- STORED RECORDS:

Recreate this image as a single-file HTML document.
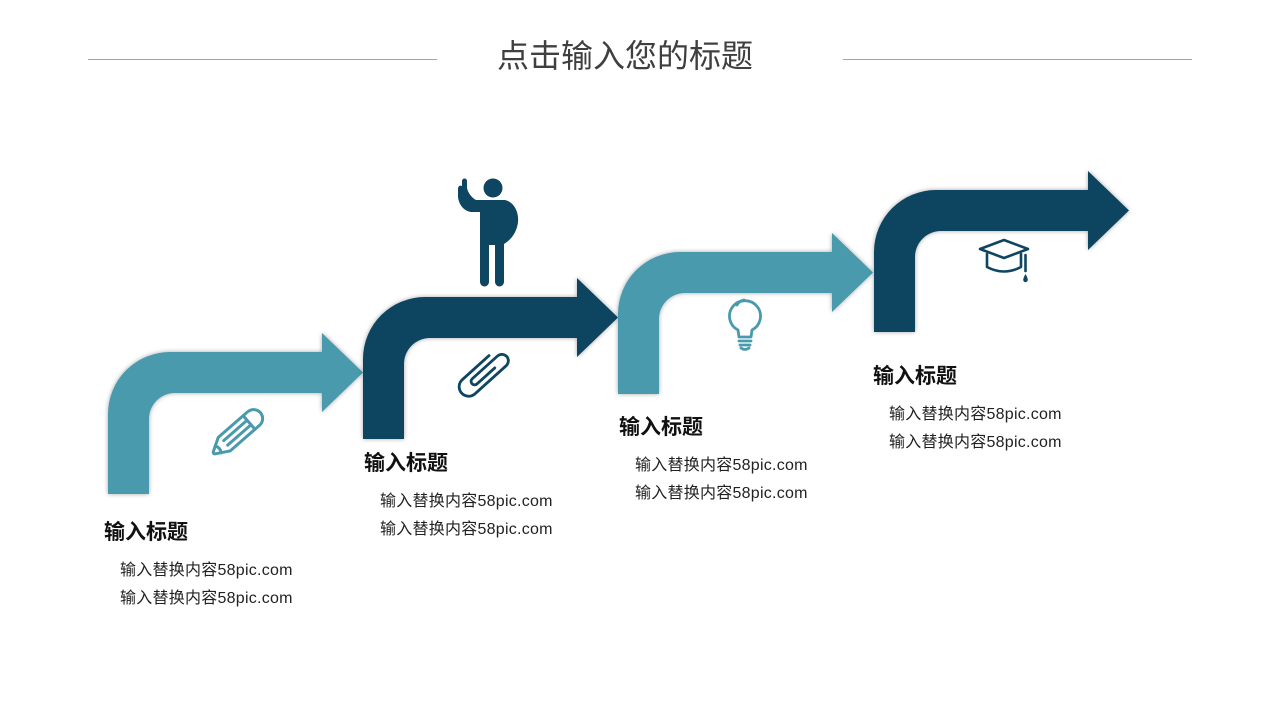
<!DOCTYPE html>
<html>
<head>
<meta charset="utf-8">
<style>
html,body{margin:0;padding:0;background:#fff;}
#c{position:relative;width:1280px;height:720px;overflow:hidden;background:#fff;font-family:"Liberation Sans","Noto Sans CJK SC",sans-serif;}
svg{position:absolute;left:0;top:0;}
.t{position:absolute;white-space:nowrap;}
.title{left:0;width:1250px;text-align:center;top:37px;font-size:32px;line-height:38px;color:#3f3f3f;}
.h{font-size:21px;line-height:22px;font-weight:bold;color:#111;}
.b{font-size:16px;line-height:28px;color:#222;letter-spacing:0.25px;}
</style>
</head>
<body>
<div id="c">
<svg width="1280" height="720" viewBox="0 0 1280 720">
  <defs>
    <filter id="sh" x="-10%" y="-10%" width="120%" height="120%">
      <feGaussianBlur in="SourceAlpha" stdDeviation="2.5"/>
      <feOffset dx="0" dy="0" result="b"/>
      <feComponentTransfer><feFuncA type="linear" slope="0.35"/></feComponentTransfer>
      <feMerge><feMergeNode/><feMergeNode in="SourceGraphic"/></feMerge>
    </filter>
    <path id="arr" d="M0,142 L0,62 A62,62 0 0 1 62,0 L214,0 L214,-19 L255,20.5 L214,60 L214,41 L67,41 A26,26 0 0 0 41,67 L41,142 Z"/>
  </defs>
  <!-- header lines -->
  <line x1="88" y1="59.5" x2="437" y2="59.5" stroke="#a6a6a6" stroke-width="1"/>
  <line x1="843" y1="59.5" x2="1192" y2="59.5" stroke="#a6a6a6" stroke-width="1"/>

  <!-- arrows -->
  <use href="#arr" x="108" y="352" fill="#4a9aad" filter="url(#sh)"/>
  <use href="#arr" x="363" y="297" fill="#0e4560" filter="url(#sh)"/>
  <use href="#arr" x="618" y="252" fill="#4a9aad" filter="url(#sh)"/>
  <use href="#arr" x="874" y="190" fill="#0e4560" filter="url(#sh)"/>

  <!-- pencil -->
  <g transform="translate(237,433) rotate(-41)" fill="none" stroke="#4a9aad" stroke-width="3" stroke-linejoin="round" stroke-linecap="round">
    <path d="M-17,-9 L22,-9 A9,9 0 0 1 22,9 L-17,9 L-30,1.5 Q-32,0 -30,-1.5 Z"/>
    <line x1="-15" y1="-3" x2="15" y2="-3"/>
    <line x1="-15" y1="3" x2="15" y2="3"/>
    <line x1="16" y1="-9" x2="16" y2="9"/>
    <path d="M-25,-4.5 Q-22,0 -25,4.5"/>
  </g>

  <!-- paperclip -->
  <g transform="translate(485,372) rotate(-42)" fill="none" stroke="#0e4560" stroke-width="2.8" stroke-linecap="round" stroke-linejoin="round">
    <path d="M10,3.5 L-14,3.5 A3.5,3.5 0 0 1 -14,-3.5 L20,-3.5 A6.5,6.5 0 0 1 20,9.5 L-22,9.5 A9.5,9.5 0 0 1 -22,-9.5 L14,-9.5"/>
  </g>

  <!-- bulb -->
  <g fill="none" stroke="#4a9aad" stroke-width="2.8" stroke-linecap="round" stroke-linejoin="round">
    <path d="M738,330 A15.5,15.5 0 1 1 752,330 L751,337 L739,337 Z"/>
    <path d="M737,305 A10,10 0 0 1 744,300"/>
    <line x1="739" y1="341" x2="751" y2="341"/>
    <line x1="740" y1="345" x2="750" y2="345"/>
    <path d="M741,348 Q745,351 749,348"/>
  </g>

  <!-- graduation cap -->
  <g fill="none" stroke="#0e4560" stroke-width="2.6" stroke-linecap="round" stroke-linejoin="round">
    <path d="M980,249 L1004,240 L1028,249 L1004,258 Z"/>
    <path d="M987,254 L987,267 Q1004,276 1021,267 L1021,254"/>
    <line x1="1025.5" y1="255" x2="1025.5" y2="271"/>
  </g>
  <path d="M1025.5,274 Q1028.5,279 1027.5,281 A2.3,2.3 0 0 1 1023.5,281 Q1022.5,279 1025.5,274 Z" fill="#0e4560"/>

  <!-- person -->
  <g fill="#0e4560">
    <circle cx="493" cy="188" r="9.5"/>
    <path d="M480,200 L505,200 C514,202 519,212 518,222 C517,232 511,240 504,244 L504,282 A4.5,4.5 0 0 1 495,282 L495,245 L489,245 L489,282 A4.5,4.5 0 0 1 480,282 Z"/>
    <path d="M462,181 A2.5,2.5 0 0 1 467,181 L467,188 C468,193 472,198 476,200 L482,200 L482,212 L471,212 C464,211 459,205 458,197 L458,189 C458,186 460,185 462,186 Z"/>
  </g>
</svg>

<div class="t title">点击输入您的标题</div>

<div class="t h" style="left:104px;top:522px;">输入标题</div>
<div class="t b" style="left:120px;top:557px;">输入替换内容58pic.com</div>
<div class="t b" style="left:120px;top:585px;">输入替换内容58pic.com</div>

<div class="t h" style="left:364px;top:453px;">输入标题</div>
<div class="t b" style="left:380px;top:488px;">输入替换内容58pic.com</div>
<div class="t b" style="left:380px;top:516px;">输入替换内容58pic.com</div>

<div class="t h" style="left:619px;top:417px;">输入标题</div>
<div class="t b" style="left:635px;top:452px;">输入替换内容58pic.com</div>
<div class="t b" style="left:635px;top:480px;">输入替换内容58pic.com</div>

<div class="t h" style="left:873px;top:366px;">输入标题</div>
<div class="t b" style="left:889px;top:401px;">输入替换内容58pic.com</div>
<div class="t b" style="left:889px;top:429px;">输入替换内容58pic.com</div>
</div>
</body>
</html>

--

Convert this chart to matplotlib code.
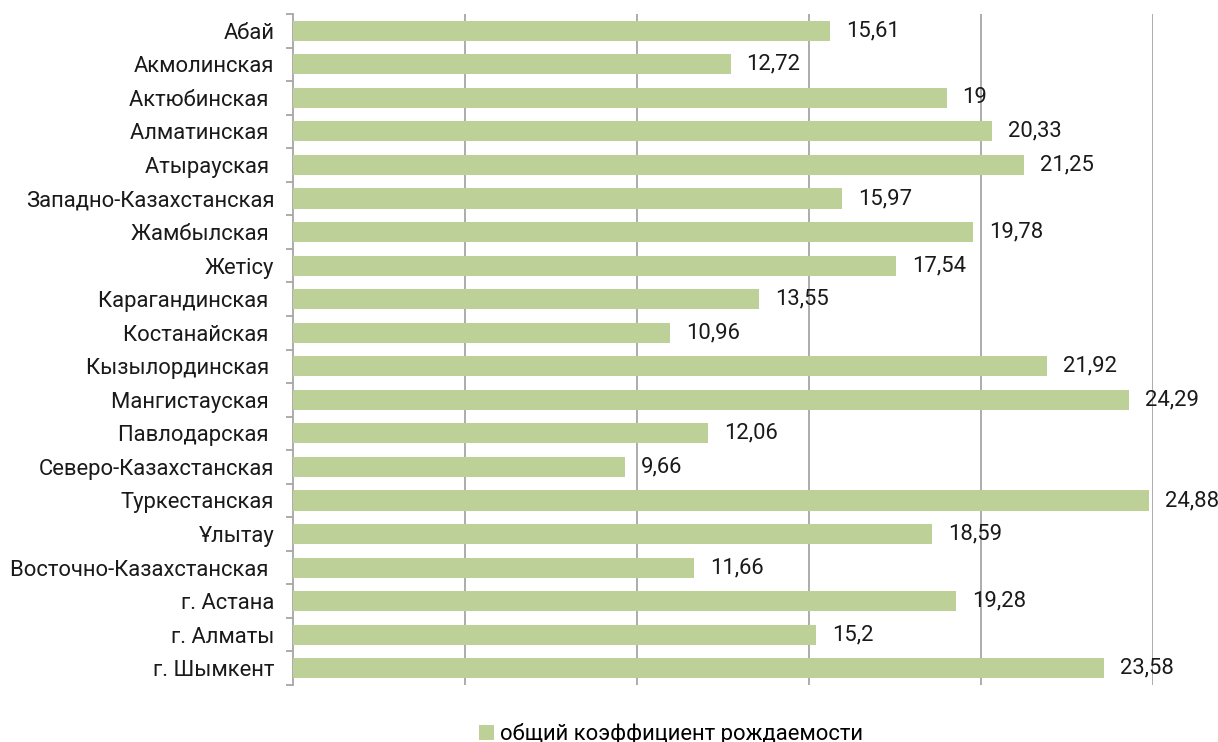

- STATED TASK:
Go through the records and pull out each line that includes the word "this".

- THE RESULT:
Recreate this image as a single-file HTML document.
Convert this chart to matplotlib code.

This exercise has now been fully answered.